Sounds like something very similar happened in San Francisco, except they didn't have a western co pilot along with them to correct their fatally flawed flight path. Never would I believe for a second that someone who had made their career as a pilot would not want to know how to land the plane on their own, by hand. Seems that would be a fundamental skill that every thinking pilot would insist on mastering.
"After noticing their plane had slowed to well below the target landing speed, the Asiana Flight 214 pilots didn’t attempt to abort their landing in San Francisco until less than 3 seconds before it struck the seawall, Hersman said."
That's because they likely didn't recognize that there was a problem until 3 seconds before impact.
"While the pilot at the controls had almost 10,000 hours of flight experience, he had flown only 10 legs and 35 hours in the wide-body 777. A management captain making his first flight as an instructor was supervising from the co-pilot’s seat. Another pilot aboard to give the primary pilots a rest break was seated in the rear of the cockpit."
"From the time that the plane descended through 500 feet, the point at which Boeing advises pilots to abort if they aren’t sure the landing is set up properly, none of the crew voiced concerns until the final seconds before the crash, according to Hersman."
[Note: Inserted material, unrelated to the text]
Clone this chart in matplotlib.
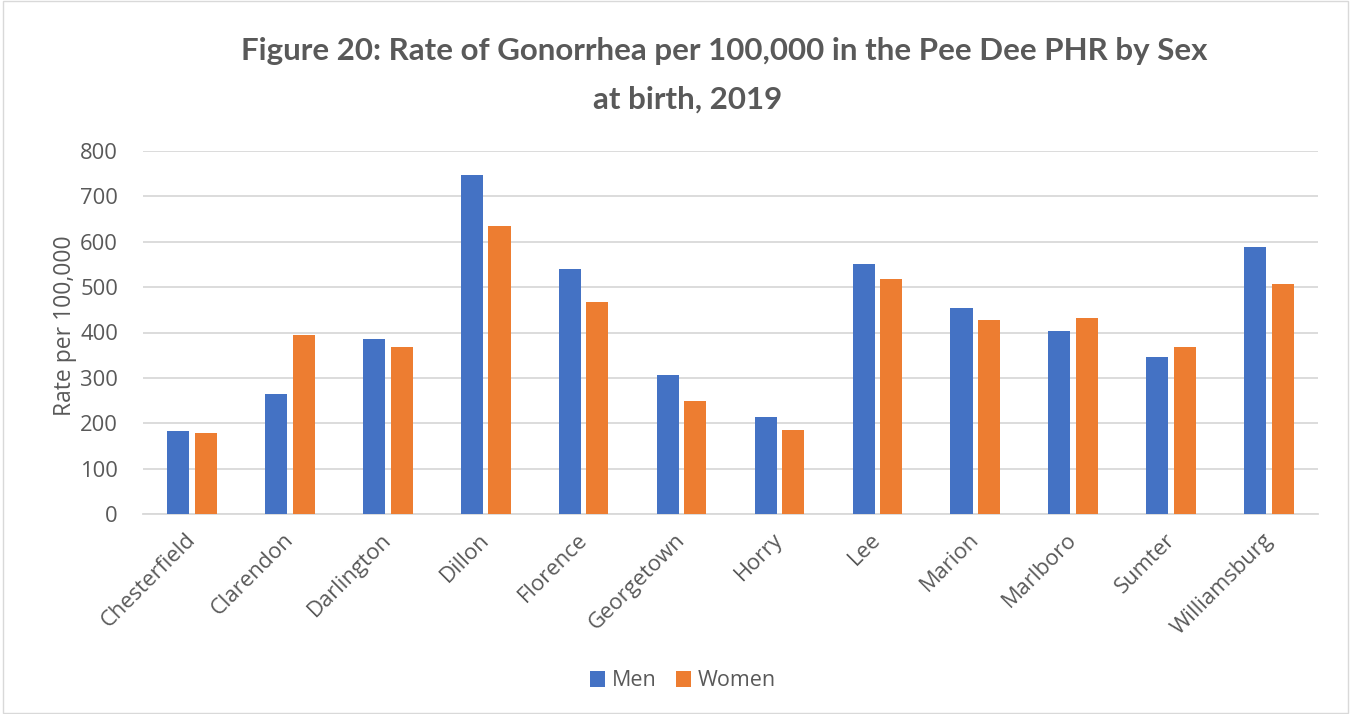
import numpy as np
import matplotlib.transforms as mtransforms
from matplotlib import pyplot as plt

counties = ['Chesterfield', 'Clarendon', 'Darlington', 'Dillon', 'Florence', 'Georgetown',
            'Horry', 'Lee', 'Marion', 'Marlboro', 'Sumter', 'Williamsburg']
men = [184, 265, 386, 748, 539, 306, 214, 552, 455, 403, 346, 589]
women = [179, 394, 368, 634, 467, 250, 186, 517, 427, 432, 369, 507]
yticks = [0, 100, 200, 300, 400, 500, 600, 700, 800]

plt.rcParams['font.family'] = ['Open Sans', 'DejaVu Sans']
grey = '#595959'
W, H = 1351, 714

fig = plt.figure(figsize=(W / 100, H / 100), dpi=100)
ax = fig.add_axes([143 / W, 1 - 514 / H, (1318 - 143) / W, (514 - 151) / H])

x = np.arange(len(counties))
w = 0.225
ax.bar(x - 0.141, men, w, color='#4472C4', label='Men', zorder=3)
ax.bar(x + 0.141, women, w, color='#ED7D31', label='Women', zorder=3)

ax.set_xlim(-0.5, len(counties) - 0.5)
ax.set_ylim(0, 800)
ax.set_yticks(yticks)
ax.set_yticklabels([str(t) for t in yticks], fontsize=15.8, color=grey)
ax.set_xticks(x)
ax.set_xticklabels(counties, rotation=45, ha='right', rotation_mode='anchor',
                   fontsize=15.8, color=grey)
ax.tick_params(length=0)
ax.tick_params(axis='y', pad=18)
ax.tick_params(axis='x', pad=11)
shift = mtransforms.ScaledTranslation(-7 / 100, 0, fig.dpi_scale_trans)
for lbl in ax.get_xticklabels():
    lbl.set_transform(lbl.get_transform() + shift)
ax.yaxis.grid(True, color='#d9d9d9', linewidth=1.3, zorder=0)
for s in ['top', 'right', 'left']:
    ax.spines[s].set_visible(False)
ax.spines['bottom'].set_color('#d9d9d9')
ax.spines['bottom'].set_linewidth(1.3)

ax.set_ylabel('Rate per 100,000', fontsize=16.5, color=grey)
ax.yaxis.set_label_coords(-0.056, 0.52)

fig.text(724 / W, 1 - 60 / H, 'Figure 20: Rate of Gonorrhea per 100,000 in the Pee Dee PHR by Sex',
         ha='center', va='baseline', fontsize=22.5, fontweight='bold', color=grey,
         family=['Lato', 'DejaVu Sans'])
fig.text(688 / W, 1 - 109 / H, 'at birth, 2019',
         ha='center', va='baseline', fontsize=22.5, fontweight='bold', color=grey,
         family=['Lato', 'DejaVu Sans'])

fig.legend(loc='center', bbox_to_anchor=(683 / W, 1 - 681 / H), ncol=2, frameon=False,
           fontsize=15.5, labelcolor=grey, handlelength=0.7, handleheight=0.7,
           handletextpad=0.3, columnspacing=0.9)

border = plt.Rectangle((0.002, 0.002), 0.996, 0.996, transform=fig.transFigure,
                       fill=False, edgecolor='#d9d9d9', linewidth=1)
fig.patches.append(border)

fig.savefig('out.png', dpi=100)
It's time for American aviation authorities to recognize that other nations don't have the tradition or experience with flying by hand that seems to have developed organically here, and to therefore stop assuming that all pilots are competent to land the giant jets on their own. In most of Asia, I'd bet, there is no network of public airports, as there is in North America, to teach manual landing. In a modern plane, the automation is so complete that a pilot really is there to program the computer, and maybe troubleshoot if necessary, but not usually to fly the jet. In North America, it is assumed that anyone who has reached the pinnacle of their profession as a jumbo jet pilot can land pretty much anything by hand if needed. That isn't necessarily the case elsewhere.
This issue needs to be recognized and addressed by all, or this sort of accident will "mysteriously" continue to occur.